Identification of a gene signature in cell cycle pathway for breast cancer prognosis using gene expression profiling data

BMC Med Genomics. 2008 Sep 11:1:39. doi: 10.1186/1755-8794-1-39.

Abstract

Background: Numerous studies have used microarrays to identify gene signatures for predicting cancer patient clinical outcome and responses to chemotherapy. However, the potential impact of gene expression profiling in cancer diagnosis, prognosis and development of personalized treatment may not be fully exploited due to the lack of consensus gene signatures and poor understanding of the underlying molecular mechanisms.

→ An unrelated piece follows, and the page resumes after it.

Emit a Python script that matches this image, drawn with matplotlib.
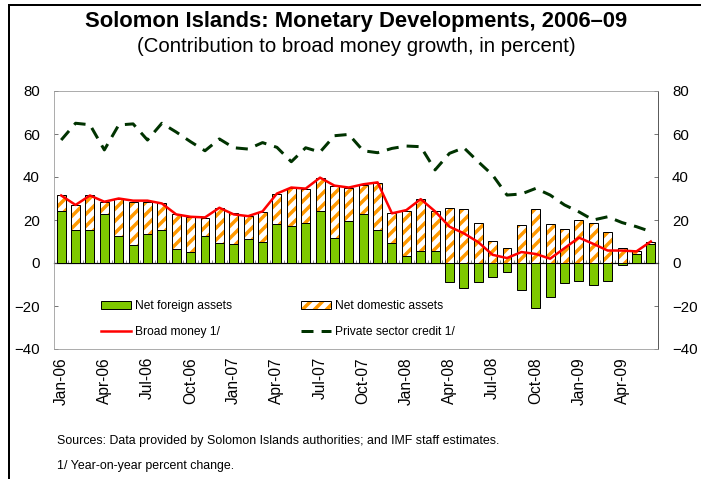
import numpy as np
import matplotlib.pyplot as plt
from matplotlib.lines import Line2D

plt.rcParams['font.family'] = ['Liberation Sans', 'DejaVu Sans']
plt.rcParams['hatch.linewidth'] = 3.5

months = ["Jan-06", "Feb-06", "Mar-06", "Apr-06", "May-06", "Jun-06", "Jul-06", "Aug-06", "Sep-06",
          "Oct-06", "Nov-06", "Dec-06", "Jan-07", "Feb-07", "Mar-07", "Apr-07", "May-07", "Jun-07",
          "Jul-07", "Aug-07", "Sep-07", "Oct-07", "Nov-07", "Dec-07", "Jan-08", "Feb-08", "Mar-08",
          "Apr-08", "May-08", "Jun-08", "Jul-08", "Aug-08", "Sep-08", "Oct-08", "Nov-08", "Dec-08",
          "Jan-09", "Feb-09", "Mar-09", "Apr-09", "May-09", "Jun-09"]

# contribution of net foreign assets
nfa = [24.2, 15.2, 15.2, 22.9, 12.6, 8.2, 13.4, 15.4, 6.6, 5.1, 12.6, 9.2, 8.9, 11.1,
       9.8, 18.2, 17.1, 18.5, 24.0, 11.8, 19.4, 22.6, 15.2, 9.5, 3.2, 5.7, 5.7,
       -8.9, -11.5, -8.8, -6.5, -4.2, -12.6, -21.1, -16.0, -9.1, -8.5, -10.3, -8.3,
       -0.9, 4.2, 8.8]
# contribution of net domestic assets
nda = [7.2, 12.0, 16.2, 5.4, 17.2, 20.1, 14.9, 12.6, 16.0, 16.1, 8.5, 16.6, 14.2, 10.7,
       14.0, 13.8, 18.0, 15.8, 15.7, 24.0, 15.7, 13.7, 22.2, 13.6, 21.1, 24.0, 18.6,
       25.4, 24.9, 18.5, 10.2, 6.9, 17.7, 25.1, 18.0, 16.0, 20.2, 18.8, 14.3,
       6.9, 1.5, 1.2]
broad_money = [31.4, 27.0, 31.4, 28.5, 30.0, 29.0, 29.0, 27.7, 22.6, 21.5, 21.2, 25.7, 22.6, 21.8,
               24.0, 32.3, 35.1, 34.6, 39.7, 36.0, 35.1, 36.6, 37.5, 23.1, 24.6, 29.7, 24.0,
               16.9, 13.8, 9.7, 3.8, 2.3, 5.1, 4.2, 2.0, 6.9, 11.8, 8.9, 5.8,
               5.8, 5.4, 10.0]
private_credit = [57.2, 65.0, 64.3, 52.6, 64.2, 64.7, 57.2, 65.0, 60.9, 56.4, 52.2, 57.7, 53.6, 53.0,
                  56.0, 53.8, 47.1, 53.6, 51.6, 59.2, 59.8, 52.2, 51.3, 53.3, 54.4, 54.1, 43.3,
                  51.0, 53.6, 47.1, 40.9, 31.6, 32.1, 34.7, 31.6, 27.0, 23.8, 20.0, 21.5,
                  18.8, 16.9, 14.6]

x = np.arange(len(months))
nfa = np.array(nfa)
nda = np.array(nda)
nda_base = np.where(nfa > 0, nfa, 0)

fig = plt.figure(figsize=(701 / 72, 479 / 72), dpi=72)
ax = fig.add_axes([54 / 701, 1 - 349 / 479, 604 / 701, 258 / 479])

w = 0.62
b1 = ax.bar(x, nfa, w, color='#7FC800', edgecolor='black', linewidth=1, zorder=2)
b2 = ax.bar(x, nda, w, bottom=nda_base, color='white', edgecolor='#FF9900', hatch='//',
            linewidth=0, zorder=2)
b3 = ax.bar(x, nda, w, bottom=nda_base, color='none', edgecolor='black', linewidth=1, zorder=2)
l1, = ax.plot(x, broad_money, color='#FF0000', lw=2.5, zorder=3)
l2, = ax.plot(x, private_credit, color='#003300', lw=3, dashes=(4, 2.7), zorder=3)

ax.set_xlim(-0.5, len(months) - 0.5)
ax.set_ylim(-40, 80)
ax.set_yticks(range(-40, 81, 20))
ax.tick_params(axis='y', direction='in', length=4, labelsize=15, right=True, labelright=True,
               color='#555555', pad=14)
ax.set_xticks(x[::3])
ax.set_xticklabels(months[::3], rotation=90, fontsize=15.5)
ax.tick_params(axis='x', length=0, pad=8)
for s in ['left', 'top', 'bottom']:
    ax.spines[s].set_color('#999999')
ax.spines['right'].set_color('#333333')

# zero line with small month ticks
sec = ax.secondary_xaxis(1 / 3)
sec.set_xticks(np.arange(len(months) + 1) - 0.5)
sec.tick_params(direction='in', length=3, labelbottom=False, color='#777777')
sec.spines['bottom'].set_color('black')
sec.spines['bottom'].set_linewidth(1.2)

leg = ax.legend([b1, l1, (b2, b3), l2],
                ['Net foreign assets', 'Broad money 1/', 'Net domestic assets', 'Private sector credit 1/'],
                ncol=2, loc='upper left', bbox_to_anchor=(0.06, 0.23), frameon=False,
                fontsize=12, handlelength=2.5, handletextpad=0.3, columnspacing=5.8,
                labelspacing=1.1, handleheight=0.6)

fig.text(356 / 701, 1 - 22 / 479, 'Solomon Islands: Monetary Developments, 2006–09', ha='center',
         va='center', fontsize=22, fontweight='bold')
fig.text(356 / 701, 1 - 47 / 479, '(Contribution to broad money growth, in percent)', ha='center',
         va='center', fontsize=20.4)
fig.text(57 / 701, 1 - 441 / 479, 'Sources: Data provided by Solomon Islands authorities; and IMF staff estimates.',
         fontsize=12.4, va='center')
fig.text(57 / 701, 1 - 466 / 479, '1/ Year-on-year percent change.', fontsize=12.4, va='center')

fig.add_artist(Line2D([9 / 701, 9 / 701], [0, 1 - 5 / 479], color='black', lw=2,
                      transform=fig.transFigure))
fig.add_artist(Line2D([9 / 701, 1], [1 - 5 / 479, 1 - 5 / 479], color='black', lw=2,
                      transform=fig.transFigure))

fig.savefig('out.png', dpi=72)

Methods: We developed a novel approach to derive gene signatures for breast cancer prognosis in the context of known biological pathways. Using unsupervised methods, cancer patients were separated into distinct groups based on gene expression patterns in one of the following pathways: apoptosis, cell cycle, angiogenesis, metastasis, p53, DNA repair, and several receptor-mediated signaling pathways including chemokines, EGF, FGF, HIF, MAP kinase, JAK and NF-kappaB. The survival probabilities were then compared between the patient groups to determine if differential gene expression in a specific pathway is correlated with differential survival.

Results: Our results revealed expression of cell cycle genes is strongly predictive of breast cancer outcomes. We further confirmed this observation by building a cell cycle gene signature model using supervised methods. Validated in multiple independent datasets, the cell cycle gene signature is a more accurate predictor for breast cancer clinical outcome than the previously identified Amsterdam 70-gene signature that has been developed into a FDA approved clinical test MammaPrint.

Conclusion: Taken together, the gene expression signature model we developed from well defined pathways is not only a consistently powerful prognosticator but also mechanistically linked to cancer biology. Our approach provides an alternative to the current methodology of identifying gene expression markers for cancer prognosis and drug responses using the whole genome gene expression data.